Worse still, the price tag has bloated into outright fiscal arrogance, with the project’s cost estimates now approaching roughly $850 million — far beyond the modest figures pitched at the start. For any taxpayer who believes in stewardship and common-sense spending, watching elite donors bankroll a vanity campus while neighborhoods get squeezed should set off alarm bells.

The predictable chorus about “bringing investment” is not a substitute for a binding plan to protect long-time residents from displacement. Local leaders and community activists say rents and taxes have already risen and that no enforceable Community Benefits Agreement was secured before construction began — the very scenario conservatives warned would happen when downtown-style projects parachute into working neighborhoods.

Dig beneath the glossy brochures and you find more trouble: a Black-owned subcontractor has filed a multimillion-dollar lawsuit alleging racial discrimination and mismanagement tied to the project, while media reports have highlighted hefty executive pay at the Foundation.
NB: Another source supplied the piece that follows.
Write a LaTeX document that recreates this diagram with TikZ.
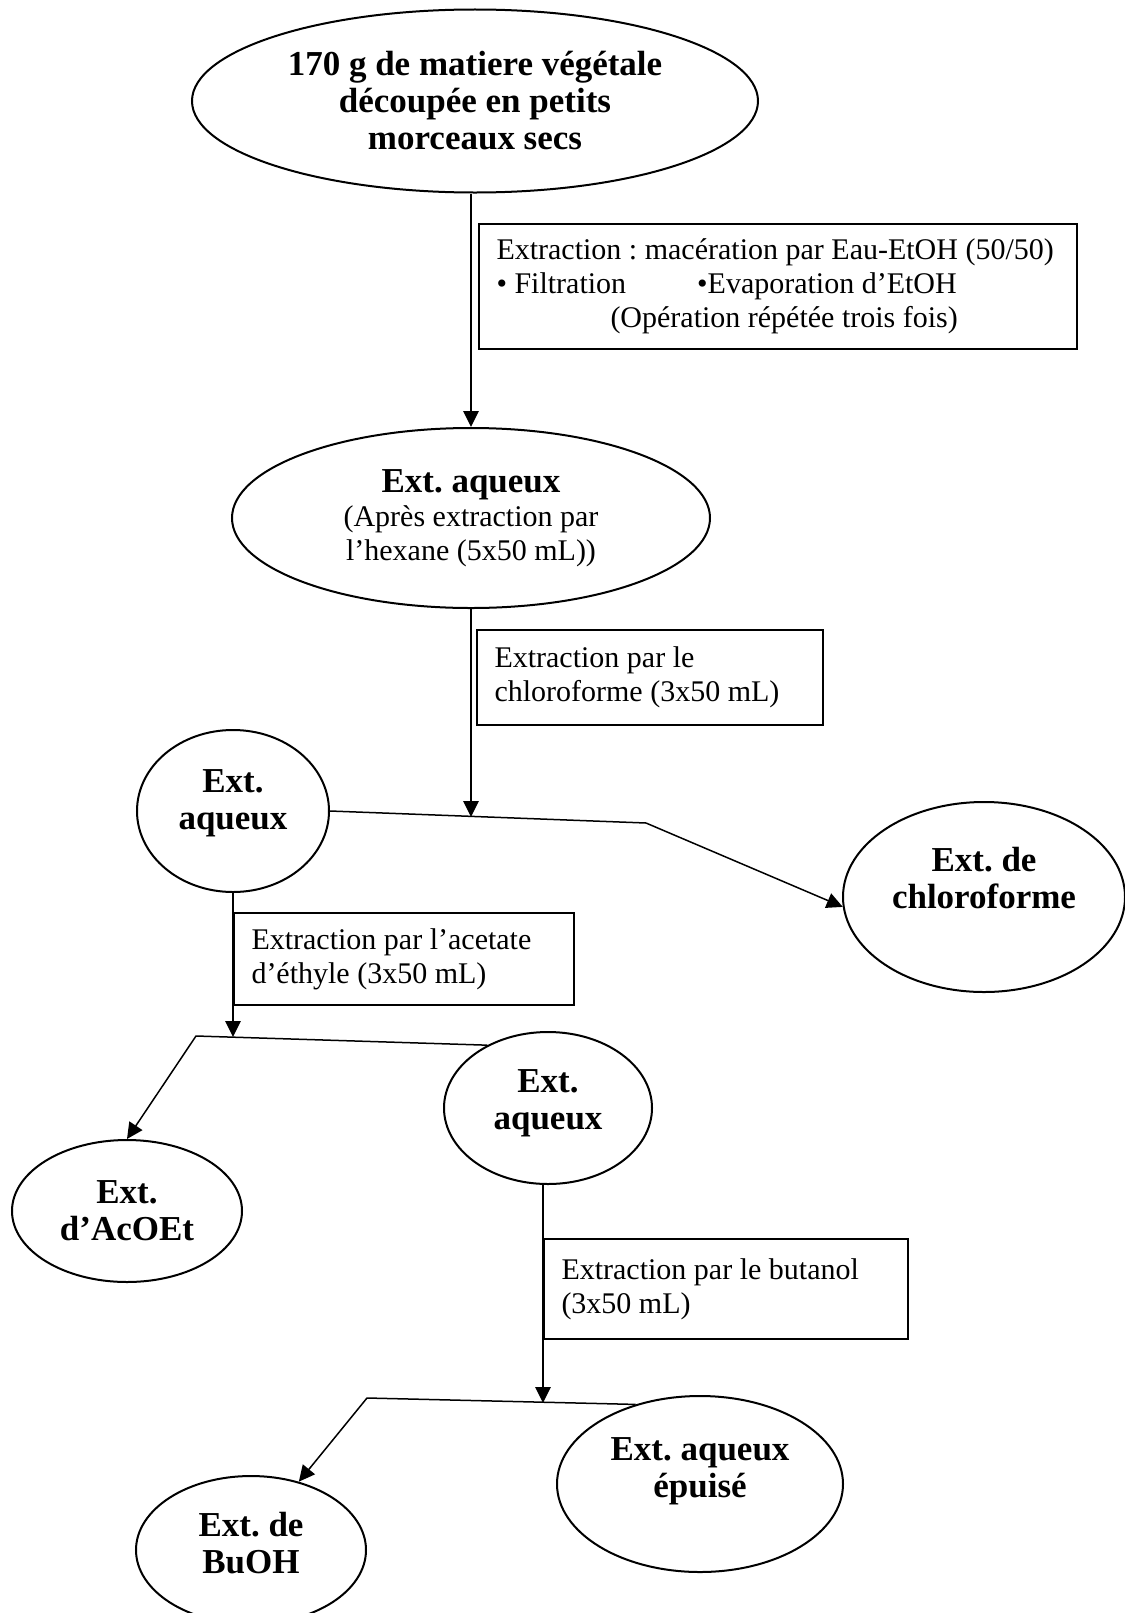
\documentclass[tikz,border=0pt]{standalone}
\usepackage{fontspec}
\setmainfont{Liberation Serif}
\frenchspacing
\usepackage{tikz}
\usetikzlibrary{arrows.meta,shapes.geometric}

\begin{document}
\begin{tikzpicture}[x=0.4pt, y=-0.4pt, >={Triangle[length=6.4pt,width=6.2pt]},
  ext/.style={ellipse,draw,line width=0.8pt,inner sep=0pt,align=flush center,
    font=\fontsize{14}{14.8}\selectfont\bfseries},
  lift/.style={text depth=#1},
  opbox/.style={rectangle,draw,line width=0.8pt,inner xsep=7pt,inner ysep=0pt,
    align=flush left,font=\fontsize{12}{13.6}\selectfont},
  flow/.style={line width=0.6pt}]
\useasboundingbox (0,0) rectangle (1125,1613);
% --- extraction extracts ---
  \node[ext,minimum width=226.4pt,minimum height=73.2pt] (plant) at (475,101)
    {170 g de matiere végétale\\découpée en petits\\morceaux secs};
  \node[ext,minimum width=191.2pt,minimum height=72pt,
    font=\fontsize{12}{13.6}\selectfont] (aqhex) at (471,518)
    {\textbf{\fontsize{14}{14.8}\selectfont Ext. aqueux}\\(Après extraction par\\l’hexane (5x50 mL))};
  \node[ext,lift=9pt,minimum width=76.8pt,minimum height=64.8pt] (aqchl) at (233,811) {Ext.\\aqueux};
  \node[ext,lift=15pt,minimum width=112.8pt,minimum height=76pt] (chl) at (984,897) {Ext. de\\chloroforme};
  \node[ext,minimum width=92pt,minimum height=56.8pt] (acoet) at (127,1211) {Ext.\\d’AcOEt};
  \node[ext,lift=7pt,minimum width=83.2pt,minimum height=60.8pt] (aqac) at (548,1108) {Ext.\\aqueux};
  \node[ext,lift=13pt,minimum width=114.4pt,minimum height=70.4pt] (epuise) at (700,1484) {Ext. aqueux\\épuisé};
  \node[ext,lift=6pt,minimum width=92pt,minimum height=59.2pt] (buoh) at (251,1550) {Ext. de\\BuOH};
% --- operations ---
  \node[opbox,text width=225.2pt,minimum height=50pt] (macer) at (778,286)
    {Extraction : macération par Eau-EtOH (50/50)\\
     • Filtration\hspace{28.4pt}•Evaporation d’EtOH\\
     \hspace*{45.6pt}(Opération répétée trois fois)};
  \node[opbox,text width=124.4pt,minimum height=38pt] (opchl) at (650,677.5)
    {Extraction par le\\chloroforme (3x50 mL)};
  \node[opbox,text width=122pt,minimum height=36.8pt] (opac) at (404,959)
    {Extraction par l’acetate\\d’éthyle (3x50 mL)};
  \node[opbox,text width=131.6pt,minimum height=40pt] (opbu) at (726,1289)
    {Extraction par le butanol\\(3x50 mL)};
% --- split points ---
  \coordinate (j1) at (471,817);
  \coordinate (b1) at (646,823);
  \coordinate (j2) at (233,1037);
  \coordinate (b2) at (196,1036);
  \coordinate (j3) at (543,1403);
  \coordinate (b3) at (367,1398);
  \draw[flow,->] (aqhex.north |- plant.south) -- (aqhex.north);
  \draw[flow,->] (aqhex.south) -- (j1);
  \draw[flow,->] (aqchl.east) -- (b1) -- (chl.184);
  \draw[flow,->] (aqchl.south) -- (j2);
  \draw[flow,->] (aqac.134) -- (b2) -- (acoet.north);
  \draw[flow,->] (j3 |- aqac.south) -- (j3);
  \draw[flow,->] (epuise.129) -- (b3) -- (buoh.55);
\end{tikzpicture}
\end{document}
Promises about diversity, inclusion, and community uplift sound hollow when small contractors are allegedly pushed aside and the balance sheet favors foundation insiders.

Patriots who care about communities should demand more than photo ops and virtue-signaling monuments to power. The Obama Foundation can still do the right thing by negotiating real protections for residents, guaranteeing local hiring and affordable housing measures, and reining in costs — or they can keep building a gilded echo chamber that benefits a few at the expense of many. Hardworking Americans deserve accountability, not another centerpiece for an elite’s résumé.